* What the task asks *
Copy, exactly and only, the lines from the one with "What TikZ code" up to and including the one with "(0,0) rectangle (1248,611);", leaving pictures out.

[Record extracts start]

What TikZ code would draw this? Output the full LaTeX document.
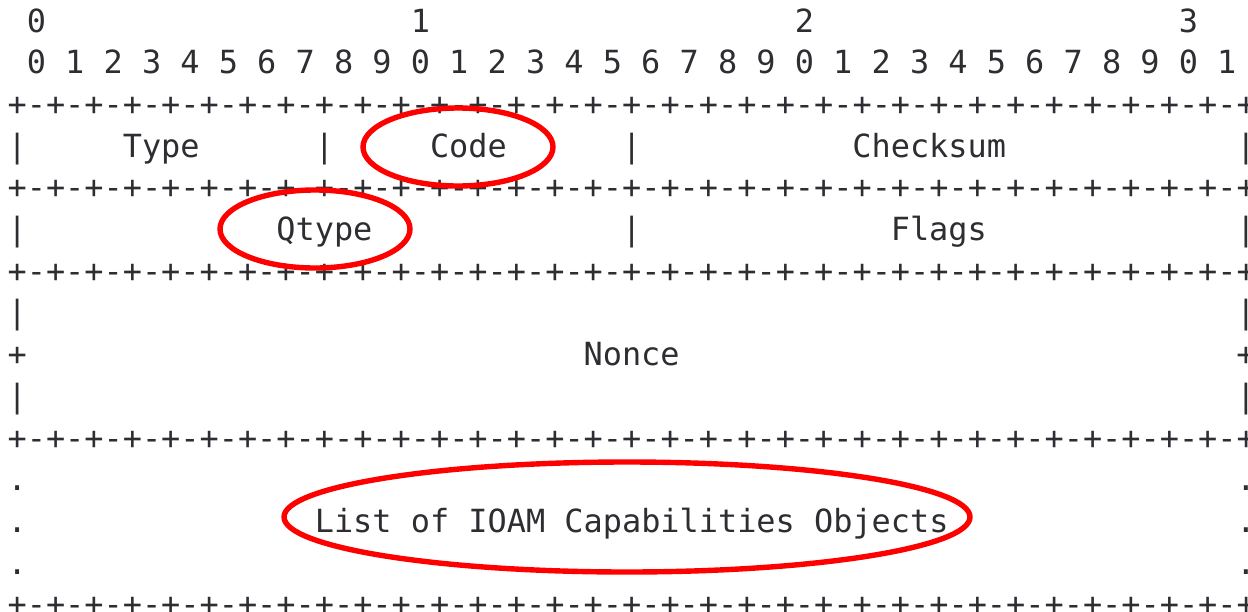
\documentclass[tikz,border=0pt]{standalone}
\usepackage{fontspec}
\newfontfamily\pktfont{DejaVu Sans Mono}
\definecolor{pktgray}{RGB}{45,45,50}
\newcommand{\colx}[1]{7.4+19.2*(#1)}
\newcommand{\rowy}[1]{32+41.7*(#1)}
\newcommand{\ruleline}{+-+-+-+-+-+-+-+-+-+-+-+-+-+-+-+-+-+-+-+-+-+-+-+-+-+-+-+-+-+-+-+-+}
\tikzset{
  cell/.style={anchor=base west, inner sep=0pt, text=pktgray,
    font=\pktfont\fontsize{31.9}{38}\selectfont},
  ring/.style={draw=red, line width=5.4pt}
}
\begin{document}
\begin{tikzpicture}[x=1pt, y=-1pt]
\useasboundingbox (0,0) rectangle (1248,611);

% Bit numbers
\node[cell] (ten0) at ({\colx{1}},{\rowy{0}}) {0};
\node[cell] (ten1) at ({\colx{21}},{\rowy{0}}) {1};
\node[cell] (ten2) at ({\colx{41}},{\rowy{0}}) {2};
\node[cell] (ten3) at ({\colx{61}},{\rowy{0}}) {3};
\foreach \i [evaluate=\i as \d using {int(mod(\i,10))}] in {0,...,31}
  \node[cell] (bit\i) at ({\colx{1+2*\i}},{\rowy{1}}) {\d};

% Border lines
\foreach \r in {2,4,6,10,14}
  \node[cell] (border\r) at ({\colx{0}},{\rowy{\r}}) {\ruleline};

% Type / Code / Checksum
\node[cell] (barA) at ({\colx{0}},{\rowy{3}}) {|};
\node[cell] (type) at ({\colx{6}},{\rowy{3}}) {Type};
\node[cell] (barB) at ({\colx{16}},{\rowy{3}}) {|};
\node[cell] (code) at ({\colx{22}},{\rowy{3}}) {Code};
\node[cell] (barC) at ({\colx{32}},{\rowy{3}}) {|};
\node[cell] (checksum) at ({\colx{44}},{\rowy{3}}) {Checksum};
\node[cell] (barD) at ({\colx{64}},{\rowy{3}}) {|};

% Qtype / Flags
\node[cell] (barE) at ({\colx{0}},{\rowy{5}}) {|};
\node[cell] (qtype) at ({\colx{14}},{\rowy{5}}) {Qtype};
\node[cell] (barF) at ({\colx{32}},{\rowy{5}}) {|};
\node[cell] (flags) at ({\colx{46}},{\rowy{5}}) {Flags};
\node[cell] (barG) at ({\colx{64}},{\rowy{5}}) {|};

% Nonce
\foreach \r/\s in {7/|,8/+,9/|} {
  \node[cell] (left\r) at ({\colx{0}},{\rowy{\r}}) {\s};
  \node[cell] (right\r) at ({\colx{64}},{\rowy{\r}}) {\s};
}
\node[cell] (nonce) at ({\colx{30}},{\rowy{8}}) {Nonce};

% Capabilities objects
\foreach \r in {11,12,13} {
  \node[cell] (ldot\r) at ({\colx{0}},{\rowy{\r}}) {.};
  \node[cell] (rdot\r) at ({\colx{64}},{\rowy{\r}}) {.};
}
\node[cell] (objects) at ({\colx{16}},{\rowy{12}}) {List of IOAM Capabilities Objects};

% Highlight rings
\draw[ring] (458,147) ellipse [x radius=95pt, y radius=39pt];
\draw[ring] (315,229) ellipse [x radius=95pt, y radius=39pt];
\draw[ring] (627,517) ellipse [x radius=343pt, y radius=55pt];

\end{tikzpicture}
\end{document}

[Record extracts end]
[Record extracts start]

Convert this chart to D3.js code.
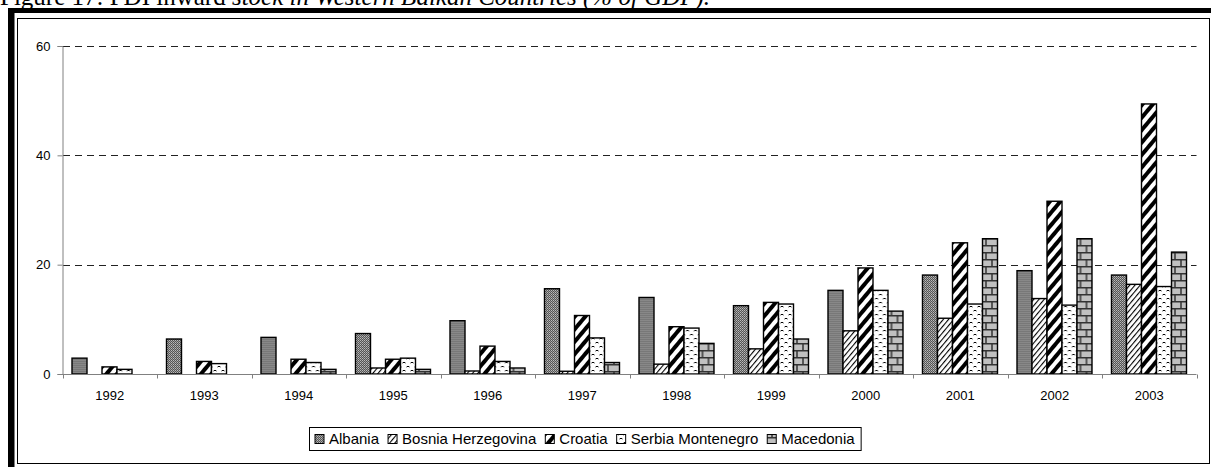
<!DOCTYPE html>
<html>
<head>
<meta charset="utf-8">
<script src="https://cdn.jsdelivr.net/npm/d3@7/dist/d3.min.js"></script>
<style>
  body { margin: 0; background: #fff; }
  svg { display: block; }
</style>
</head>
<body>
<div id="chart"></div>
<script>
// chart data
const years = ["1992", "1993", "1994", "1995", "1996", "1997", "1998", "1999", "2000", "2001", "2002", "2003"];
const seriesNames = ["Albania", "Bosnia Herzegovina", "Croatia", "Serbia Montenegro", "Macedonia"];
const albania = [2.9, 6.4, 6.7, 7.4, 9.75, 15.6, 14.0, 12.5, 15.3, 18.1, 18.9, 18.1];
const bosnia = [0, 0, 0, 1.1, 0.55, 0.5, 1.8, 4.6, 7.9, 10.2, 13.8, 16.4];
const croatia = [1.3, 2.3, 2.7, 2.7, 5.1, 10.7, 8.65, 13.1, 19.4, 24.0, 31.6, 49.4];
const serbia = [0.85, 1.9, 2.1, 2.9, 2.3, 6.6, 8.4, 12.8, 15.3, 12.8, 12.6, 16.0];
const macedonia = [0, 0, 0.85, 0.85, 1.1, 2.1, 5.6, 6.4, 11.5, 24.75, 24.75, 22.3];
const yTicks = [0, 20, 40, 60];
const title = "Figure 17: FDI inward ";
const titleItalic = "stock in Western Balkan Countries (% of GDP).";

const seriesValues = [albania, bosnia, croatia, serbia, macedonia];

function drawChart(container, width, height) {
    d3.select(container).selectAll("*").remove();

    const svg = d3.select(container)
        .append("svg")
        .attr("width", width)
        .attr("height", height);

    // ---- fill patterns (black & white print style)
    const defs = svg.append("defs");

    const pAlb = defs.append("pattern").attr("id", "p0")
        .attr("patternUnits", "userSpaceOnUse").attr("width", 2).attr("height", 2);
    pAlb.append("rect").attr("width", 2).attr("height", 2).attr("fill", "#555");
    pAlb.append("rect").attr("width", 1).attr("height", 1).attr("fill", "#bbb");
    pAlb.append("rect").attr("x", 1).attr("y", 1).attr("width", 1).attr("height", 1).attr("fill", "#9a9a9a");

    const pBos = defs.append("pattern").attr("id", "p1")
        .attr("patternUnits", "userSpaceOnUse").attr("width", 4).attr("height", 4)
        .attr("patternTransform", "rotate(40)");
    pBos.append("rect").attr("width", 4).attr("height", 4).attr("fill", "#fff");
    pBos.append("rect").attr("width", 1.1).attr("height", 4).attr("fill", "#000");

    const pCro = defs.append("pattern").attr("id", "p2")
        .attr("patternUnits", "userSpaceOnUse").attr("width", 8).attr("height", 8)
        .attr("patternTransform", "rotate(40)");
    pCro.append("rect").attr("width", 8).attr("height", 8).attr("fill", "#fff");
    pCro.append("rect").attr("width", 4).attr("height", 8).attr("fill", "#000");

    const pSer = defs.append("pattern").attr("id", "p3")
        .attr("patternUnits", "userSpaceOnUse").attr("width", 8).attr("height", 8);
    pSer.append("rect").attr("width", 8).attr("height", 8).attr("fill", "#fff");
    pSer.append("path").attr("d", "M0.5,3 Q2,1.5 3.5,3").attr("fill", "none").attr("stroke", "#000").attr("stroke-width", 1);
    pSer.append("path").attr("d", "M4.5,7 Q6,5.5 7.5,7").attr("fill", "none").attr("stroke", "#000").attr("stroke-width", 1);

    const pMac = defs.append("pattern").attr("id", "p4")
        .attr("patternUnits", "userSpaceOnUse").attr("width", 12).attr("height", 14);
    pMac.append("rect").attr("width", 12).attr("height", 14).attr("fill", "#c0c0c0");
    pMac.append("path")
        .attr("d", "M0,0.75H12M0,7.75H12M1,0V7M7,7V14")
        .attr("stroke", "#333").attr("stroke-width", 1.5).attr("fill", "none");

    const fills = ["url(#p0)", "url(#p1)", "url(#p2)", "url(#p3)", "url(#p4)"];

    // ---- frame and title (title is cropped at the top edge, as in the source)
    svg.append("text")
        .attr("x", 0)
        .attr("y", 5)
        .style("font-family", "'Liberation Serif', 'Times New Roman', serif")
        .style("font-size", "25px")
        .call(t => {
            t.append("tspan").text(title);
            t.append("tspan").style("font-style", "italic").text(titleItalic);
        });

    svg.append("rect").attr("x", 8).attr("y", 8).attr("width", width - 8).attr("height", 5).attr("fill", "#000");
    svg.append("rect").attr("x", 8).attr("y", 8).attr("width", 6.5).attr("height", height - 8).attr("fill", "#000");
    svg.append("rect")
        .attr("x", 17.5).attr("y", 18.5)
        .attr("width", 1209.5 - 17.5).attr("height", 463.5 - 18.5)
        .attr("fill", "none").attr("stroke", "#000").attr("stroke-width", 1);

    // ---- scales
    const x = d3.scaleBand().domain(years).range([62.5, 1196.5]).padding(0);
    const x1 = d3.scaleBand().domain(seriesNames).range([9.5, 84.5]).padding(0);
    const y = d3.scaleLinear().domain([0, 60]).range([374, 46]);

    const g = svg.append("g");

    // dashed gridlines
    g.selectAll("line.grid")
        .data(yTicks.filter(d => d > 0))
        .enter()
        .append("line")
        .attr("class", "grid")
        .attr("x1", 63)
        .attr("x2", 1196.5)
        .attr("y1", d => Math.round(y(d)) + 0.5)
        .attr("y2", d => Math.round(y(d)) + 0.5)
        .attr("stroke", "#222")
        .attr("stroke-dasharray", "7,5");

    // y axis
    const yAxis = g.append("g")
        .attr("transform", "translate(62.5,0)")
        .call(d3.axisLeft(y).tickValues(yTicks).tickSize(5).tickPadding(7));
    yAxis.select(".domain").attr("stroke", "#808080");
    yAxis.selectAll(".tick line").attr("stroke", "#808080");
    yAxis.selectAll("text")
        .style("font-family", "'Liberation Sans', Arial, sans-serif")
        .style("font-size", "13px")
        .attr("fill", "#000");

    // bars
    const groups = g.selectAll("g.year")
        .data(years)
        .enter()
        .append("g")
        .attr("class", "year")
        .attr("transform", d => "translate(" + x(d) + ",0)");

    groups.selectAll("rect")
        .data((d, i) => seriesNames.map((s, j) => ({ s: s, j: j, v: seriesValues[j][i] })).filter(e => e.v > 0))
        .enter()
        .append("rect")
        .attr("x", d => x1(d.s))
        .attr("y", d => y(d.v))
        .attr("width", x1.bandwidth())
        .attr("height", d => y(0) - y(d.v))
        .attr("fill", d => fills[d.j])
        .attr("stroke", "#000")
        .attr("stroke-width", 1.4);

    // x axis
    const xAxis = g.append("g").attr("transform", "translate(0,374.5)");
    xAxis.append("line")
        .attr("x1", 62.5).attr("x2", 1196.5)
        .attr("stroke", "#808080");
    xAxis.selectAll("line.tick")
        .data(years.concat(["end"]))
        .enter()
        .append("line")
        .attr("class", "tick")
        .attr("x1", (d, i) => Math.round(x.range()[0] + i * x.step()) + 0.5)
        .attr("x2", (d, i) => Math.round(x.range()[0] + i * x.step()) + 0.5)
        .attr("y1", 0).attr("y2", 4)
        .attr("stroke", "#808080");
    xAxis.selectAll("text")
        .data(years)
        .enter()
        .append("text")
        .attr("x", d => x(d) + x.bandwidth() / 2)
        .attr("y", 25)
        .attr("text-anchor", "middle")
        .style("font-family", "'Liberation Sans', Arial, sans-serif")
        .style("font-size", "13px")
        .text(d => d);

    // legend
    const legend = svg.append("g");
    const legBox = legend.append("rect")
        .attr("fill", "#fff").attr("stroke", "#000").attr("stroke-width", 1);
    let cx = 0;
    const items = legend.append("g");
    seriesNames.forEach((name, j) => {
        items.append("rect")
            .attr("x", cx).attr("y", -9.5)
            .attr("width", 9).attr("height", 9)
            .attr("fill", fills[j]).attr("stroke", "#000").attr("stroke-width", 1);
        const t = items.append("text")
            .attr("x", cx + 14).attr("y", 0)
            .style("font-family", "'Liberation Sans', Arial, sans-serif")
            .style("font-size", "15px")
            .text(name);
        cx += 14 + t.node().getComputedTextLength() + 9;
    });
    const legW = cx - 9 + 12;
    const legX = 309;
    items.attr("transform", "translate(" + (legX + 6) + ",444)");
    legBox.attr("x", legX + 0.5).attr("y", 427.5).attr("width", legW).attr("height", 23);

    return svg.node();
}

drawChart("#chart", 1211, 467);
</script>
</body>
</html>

[Record extracts end]

* Exercise solution *
What TikZ code would draw this? Output the full LaTeX document.
\documentclass[tikz,border=0pt]{standalone}
\usepackage{fontspec}
\newfontfamily\pktfont{DejaVu Sans Mono}
\definecolor{pktgray}{RGB}{45,45,50}
\newcommand{\colx}[1]{7.4+19.2*(#1)}
\newcommand{\rowy}[1]{32+41.7*(#1)}
\newcommand{\ruleline}{+-+-+-+-+-+-+-+-+-+-+-+-+-+-+-+-+-+-+-+-+-+-+-+-+-+-+-+-+-+-+-+-+}
\tikzset{
  cell/.style={anchor=base west, inner sep=0pt, text=pktgray,
    font=\pktfont\fontsize{31.9}{38}\selectfont},
  ring/.style={draw=red, line width=5.4pt}
}
\begin{document}
\begin{tikzpicture}[x=1pt, y=-1pt]
\useasboundingbox (0,0) rectangle (1248,611);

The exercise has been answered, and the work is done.